My first Bamboo rod semi-build

Well I am going to have a reason to legitimately use this section of WFF not just lurk.
A friend is going to build a bamboo blank for me to finish.
It will be a Lyle Dickerson 8013 taper. It is a 8' 5wt 2 piece w/extra tip.
The rod will have the nickle silver ferrules already fitted.
After I get the rod handle done, guides wrapped and the wraps finished Jeff will let me dip the rod at his workshop so I get a good finish.
I have done some research on Dickerson and his work, he was kind of a loner in the upper mid-west. I read that many of the best builders were in the Adirondacks, and associated with one another but Dickerson was not a part of that group.
His rods were very plain with brown wraps tipped in black. Some historians said that Lyle was himself a very plain sort of guy and did not build rods with anything other than what was necessary. Some had small black wraps on the lower part of the butt section.
The 8013 was considered to be a fast action 5wt rod compared to other bamboo tapers.
Some of the original 8013 rods, there are not many, had a tiger striped flamed finish so I will have my blank flamed to match.
The original rods had a downlocking reel seat and a cigar grip.
I think that I am going to try and be as faithful to the original that Dickerson designed and built.
I am excited to get the blank. Jeff said that it will be a month before it is done. He has built nearly 50 rods but it is a hobby so he works at it around his full time job and family responsibilities.
If any of you veteran builders and collectors have any Dickerson info or If I have some of my information wrong please chime in. One the things I like about bamboo is the history and stories of the builders from yeasteryear as well as today.
Your choice of a Dickerson rod is a good one. Dickersons are fast-action rods that you'll really like if you're used to fishing graphite. I made an 8015 Guide Special and an 8014 Guide several years ago, and really liked them for fishing in Puget Sound. These rods were actually designed for fishing from canoes on rivers in Michigan like the Au Sable. A stiff, fast action rod is needed to pick up a bunch of line and make a long cast before the boat passes likely holding water.

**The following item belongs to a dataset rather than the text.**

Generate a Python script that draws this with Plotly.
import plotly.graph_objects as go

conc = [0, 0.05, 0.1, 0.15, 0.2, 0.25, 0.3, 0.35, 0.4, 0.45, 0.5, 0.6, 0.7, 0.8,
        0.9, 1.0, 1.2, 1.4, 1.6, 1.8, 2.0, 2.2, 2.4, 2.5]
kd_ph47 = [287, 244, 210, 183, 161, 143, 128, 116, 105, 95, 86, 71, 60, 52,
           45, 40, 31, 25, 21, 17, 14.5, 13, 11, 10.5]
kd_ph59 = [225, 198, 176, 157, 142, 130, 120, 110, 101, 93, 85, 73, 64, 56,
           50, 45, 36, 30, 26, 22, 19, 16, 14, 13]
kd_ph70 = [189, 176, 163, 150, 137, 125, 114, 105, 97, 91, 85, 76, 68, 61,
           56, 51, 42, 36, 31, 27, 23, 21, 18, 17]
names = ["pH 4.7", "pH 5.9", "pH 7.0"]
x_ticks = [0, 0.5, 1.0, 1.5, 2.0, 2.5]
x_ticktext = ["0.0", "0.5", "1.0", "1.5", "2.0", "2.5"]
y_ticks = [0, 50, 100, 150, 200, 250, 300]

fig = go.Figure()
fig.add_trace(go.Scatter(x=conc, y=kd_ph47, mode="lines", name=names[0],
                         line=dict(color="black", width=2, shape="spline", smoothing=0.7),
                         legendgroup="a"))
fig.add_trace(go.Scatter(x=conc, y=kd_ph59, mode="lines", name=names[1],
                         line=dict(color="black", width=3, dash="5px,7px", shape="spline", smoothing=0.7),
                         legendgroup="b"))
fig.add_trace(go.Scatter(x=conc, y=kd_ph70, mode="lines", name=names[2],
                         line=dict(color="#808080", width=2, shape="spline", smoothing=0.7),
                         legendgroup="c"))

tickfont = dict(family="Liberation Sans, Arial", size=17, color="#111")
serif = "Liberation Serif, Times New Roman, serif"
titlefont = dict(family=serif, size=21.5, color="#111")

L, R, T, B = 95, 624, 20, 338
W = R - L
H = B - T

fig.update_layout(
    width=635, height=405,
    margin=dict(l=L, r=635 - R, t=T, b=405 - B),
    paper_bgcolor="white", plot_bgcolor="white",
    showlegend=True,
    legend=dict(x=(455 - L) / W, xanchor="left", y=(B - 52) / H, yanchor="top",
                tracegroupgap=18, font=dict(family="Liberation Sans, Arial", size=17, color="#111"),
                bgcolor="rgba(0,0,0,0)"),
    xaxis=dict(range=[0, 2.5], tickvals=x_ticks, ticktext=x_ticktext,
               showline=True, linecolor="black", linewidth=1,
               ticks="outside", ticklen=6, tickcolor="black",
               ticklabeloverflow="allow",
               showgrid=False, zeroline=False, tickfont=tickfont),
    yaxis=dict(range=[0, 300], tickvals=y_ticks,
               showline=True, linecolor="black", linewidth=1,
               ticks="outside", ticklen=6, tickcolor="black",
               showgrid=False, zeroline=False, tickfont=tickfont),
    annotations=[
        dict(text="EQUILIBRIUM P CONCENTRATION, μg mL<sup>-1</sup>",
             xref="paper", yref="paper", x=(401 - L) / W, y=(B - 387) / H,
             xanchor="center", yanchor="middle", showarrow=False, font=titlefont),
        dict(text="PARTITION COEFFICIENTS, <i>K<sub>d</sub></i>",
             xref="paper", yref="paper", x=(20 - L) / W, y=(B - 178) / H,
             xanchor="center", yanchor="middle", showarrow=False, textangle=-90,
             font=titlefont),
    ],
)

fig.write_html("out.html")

There is a short article on Dickerson that gives you a sense of his work. . There is also an out-of-print book about him, and I actually found copies for sale on Amazon

Keep us posted on your progress!

Thanks Tom so do I have the designation wrong I said 8013 is it 8015? See I told you I am a rank beginner at this.
I will look for the book.
Jesse, I'm sure your blank is really an 8013. Dickerson's model numbers consist of a rod length and a ferrule size, so your rod is 8' with a 13/64th inch ferrule. There are a lot of variables to consider in determining the best line weight for a bamboo rod, but a 13/64th inch ferrule typically translates to a 5-weight or 6-weight.

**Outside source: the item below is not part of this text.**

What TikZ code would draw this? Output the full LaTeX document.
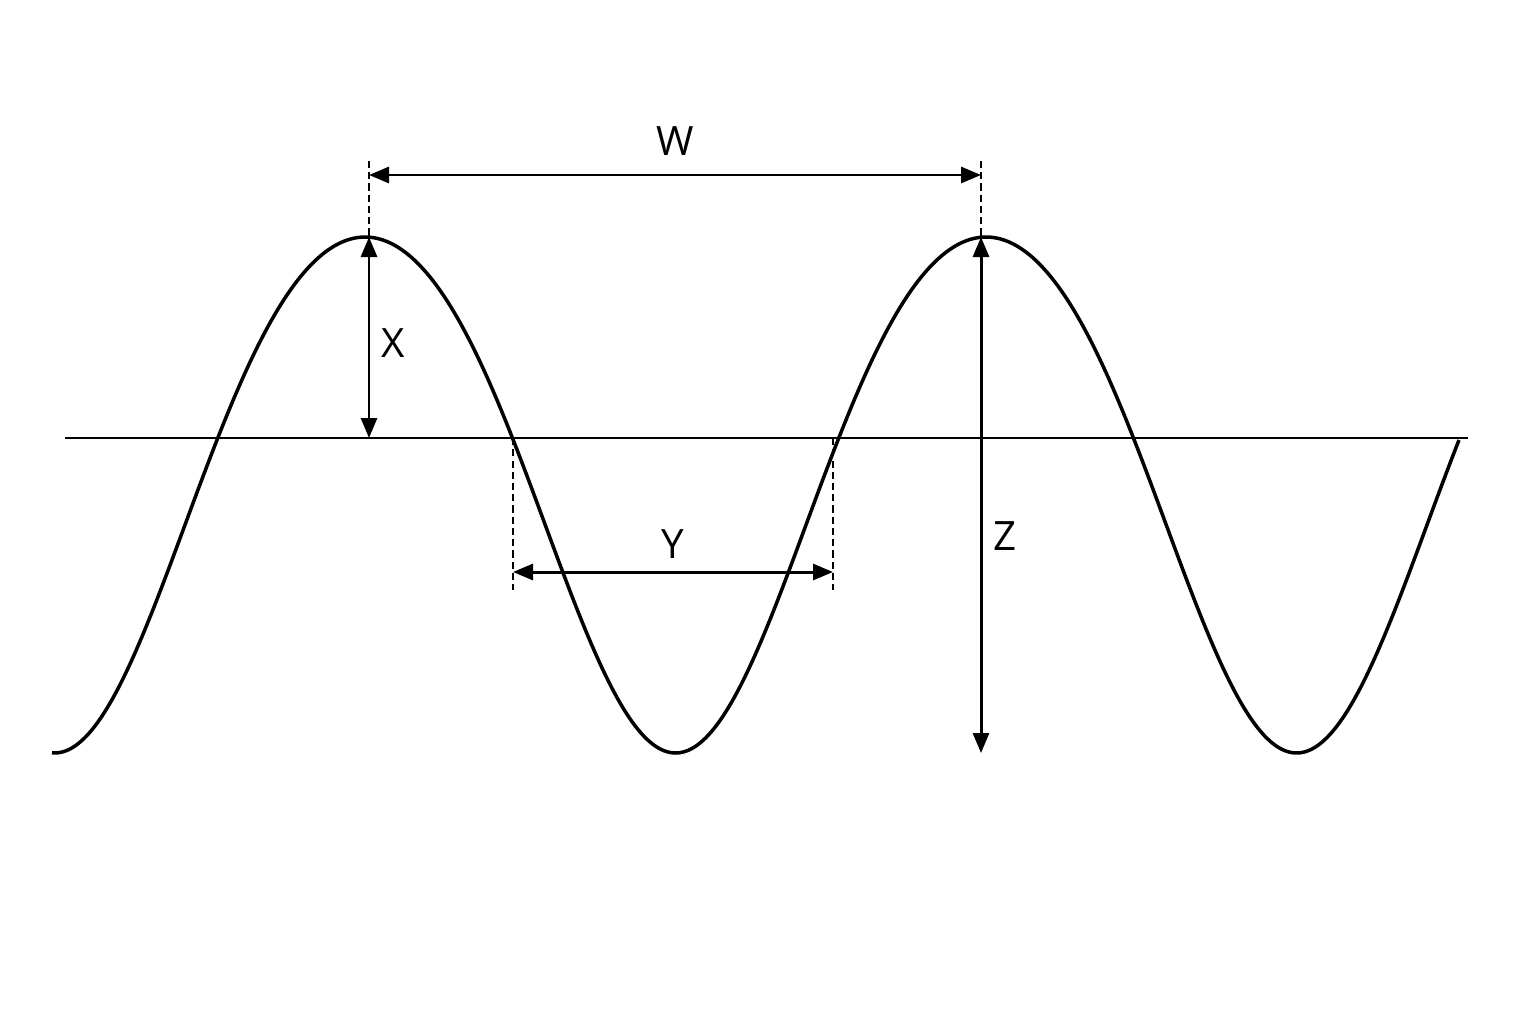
\documentclass[tikz,border=0pt]{standalone}
\usepackage{fontspec}
\setmainfont{Open Sans}
\usepackage{tikz}
\usetikzlibrary{arrows.meta,calc}
\tikzset{
  waveLine/.style={
    line width=1pt,
    line join=round
  },
  axisLine/.style={
    line width=0.75pt
  },
  dimArrow/.style={
    {Triangle[length=2mm,width=1.6mm]}-{Triangle[length=2mm,width=1.6mm]},
    line width=0.85pt
  },
  guideLine/.style={
    dash pattern=on 2pt off 1.2pt,
    line width=0.7pt
  },
  dimLabel/.style={
    font=\fontsize{11.5}{14}\selectfont,
    inner sep=3pt
  },
  declare function={
    wavePhase(\x)=(\x-3.651)*180/3.105;
    waveHeight(\x)=-0.387+2.58*cos(wavePhase(\x))-0.183*cos(2*wavePhase(\x));
  }
}

\begin{document}
\begin{tikzpicture}
        \useasboundingbox (0,-5.86) rectangle (15.36,4.38);

        % reference points
        \coordinate (peakLeft) at (3.69,2.01);
        \coordinate (peakRight) at (9.81,2.01);
        \coordinate (baseLeft) at (3.69,0);
        \coordinate (troughBottom) at (9.81,-3.15);
        \coordinate (crossLeft) at (5.13,0);
        \coordinate (crossRight) at (8.33,0);
        \coordinate (guideTopLeft) at (3.69,2.77);
        \coordinate (guideTopRight) at (9.81,2.77);
        \coordinate (wLeft) at (3.69,2.63);
        \coordinate (wRight) at (9.81,2.63);
        \coordinate (guideLowLeft) at (5.13,-1.52);
        \coordinate (guideLowRight) at (8.33,-1.52);
        \coordinate (yLeft) at (5.13,-1.34);
        \coordinate (yRight) at (8.33,-1.34);
        \coordinate (axisStart) at (0.65,0);
        \coordinate (axisEnd) at (14.68,0);

        % axis and wave
        \draw[axisLine] (axisStart) -- (axisEnd);
        \draw[waveLine] plot[domain=0.52:14.59, samples=240, smooth] (\x,{waveHeight(\x)});

        % guides
        \draw[guideLine] (guideTopLeft) -- (peakLeft);
        \draw[guideLine] (guideTopRight) -- (peakRight);
        \draw[guideLine] (crossLeft) -- (guideLowLeft);
        \draw[guideLine] (crossRight) -- (guideLowRight);

        % dimensions
        \draw[dimArrow] (wLeft) -- node[dimLabel, above=2pt] (wLabel) {W} (wRight);
        \draw[dimArrow] (peakLeft) -- node[dimLabel, pos=0.527, right] (xLabel) {X} (baseLeft);
        \draw[dimArrow] (yLeft) -- node[dimLabel, above=0.4pt] (yLabel) {Y} (yRight);
        \draw[dimArrow] (peakRight) -- node[dimLabel, pos=0.58, right] (zLabel) {Z} (troughBottom);

    \end{tikzpicture}
\end{document}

I was talking about the rods I made, which used a 14/64th ferrule (8014) and a 15/64th ferrule (8015). The 8014 works best with a 6-weight or 7-weight, and the 8105 Guide Special likes a 7 or 8-weight.



Love vintage graphite!
A friend of mine knows the guy down in CA that bought a lot of the stuff from the original Dickerson shop, including the beveler/taper machine. My friend went down to his shop and made detailed measured drawings of Dickerson's beveler and, subsequently, reproduced this machine for his own shop. I hope to have another exact duplicate (less the tapering feature) for my own shop soon. While he was there he also had the opportunity to measure several unvarnished blanks that Dickerson had made and compared them to the taper. He told me that it was absolutely incredible how accurate the rods were. Measured in about 60 different positions he found about 3 positions that were off by about .001" and one that was off by .003". Dickerson was a stickler for accuracy and consistency in his rods.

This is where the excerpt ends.